Choose a collection of evaluation points:

sage: xx = (0, pi/6, pi/4, pi/3, pi/2)


Form a vector for each function:

sage: u = vector([f(x) for x in xx])
sage: v = vector([g(x) for x in xx])
sage: w = vector([h(x) for x in xx])


To look for dependence relations, compute the left kernel of the matrix with these vectors as rows.

sage: m = matrix([u, v, w])
sage: K = m.kernel()
sage: K
Vector space of degree 3 and dimension 1 over Algebraic Real Field
Basis matrix:
[  1 -34  17]


This suggests that maybe f - 34*g + 17*h is zero.

Extract the coefficients:

sage: a, b, c = K.basis()
sage: a, b, c
(1, -34, 17)


Check if the linear relation in fact holds for the functions:

sage: bool(a*f(x) + b*g(x) + c*h(x) == 0)
True

more

Hi again! I tried using the method you showed, but instead of getting a clean answer, I get "unable to convert pi to an element of Algebraic Real Field"

using

 f(x)=6*x
g(x)=2*x^2
h(x)=6*x-5*x^2
xx=(0,pi/6,pi/4,pi/3,pi/2)
u=vector(AA,[f(x) for x in xx])
v=vector(AA,[g(x) for x in xx])
w=vector(AA,[h(x) for x in xx])
m=matrix([u,v,w])
K=m.kernel()
show(K)


Any thoughts on if I did the code wrong?

1

You did nothing wrong.

Choosing xx = (0, pi/6, pi/4, pi/3, pi/2) gave algebraic values for the cosines so my original answer hardcoded constructing vectors over the algebraic numbers.

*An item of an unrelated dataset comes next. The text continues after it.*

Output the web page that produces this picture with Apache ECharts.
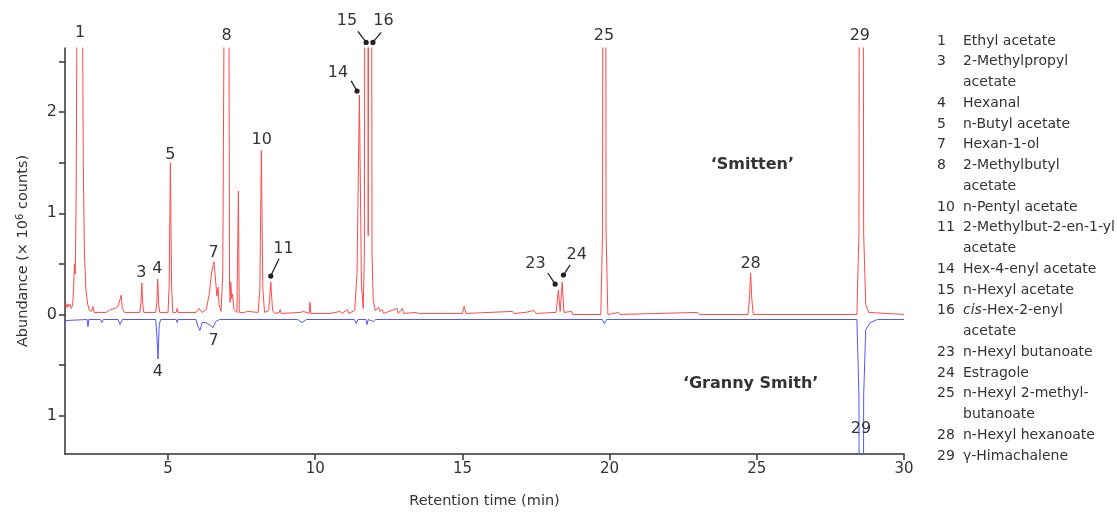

Using vector([...]) (as in edited answer) instead of vector(AA, [...]) (as in original answer) works both for original example and new one.

Is there a way to have it show a clean answer, like in your first reply to my question instead of something like

Vector space of degree 3 and dimension 1 over Symbolic Ring
Basis matrix:
[                            1 -15/2/(pi + (7*pi - pi^2)/pi)    -5/(pi + (7*pi - pi^2)/pi)]


I know that might be one answer but it's not helpful when finding non-trivial linear combinations lol

For three functions that are polynomials with integer coefficients, xx = (0, 1, 2, 3, 4, 5) might be a more natural choice of evaluation points.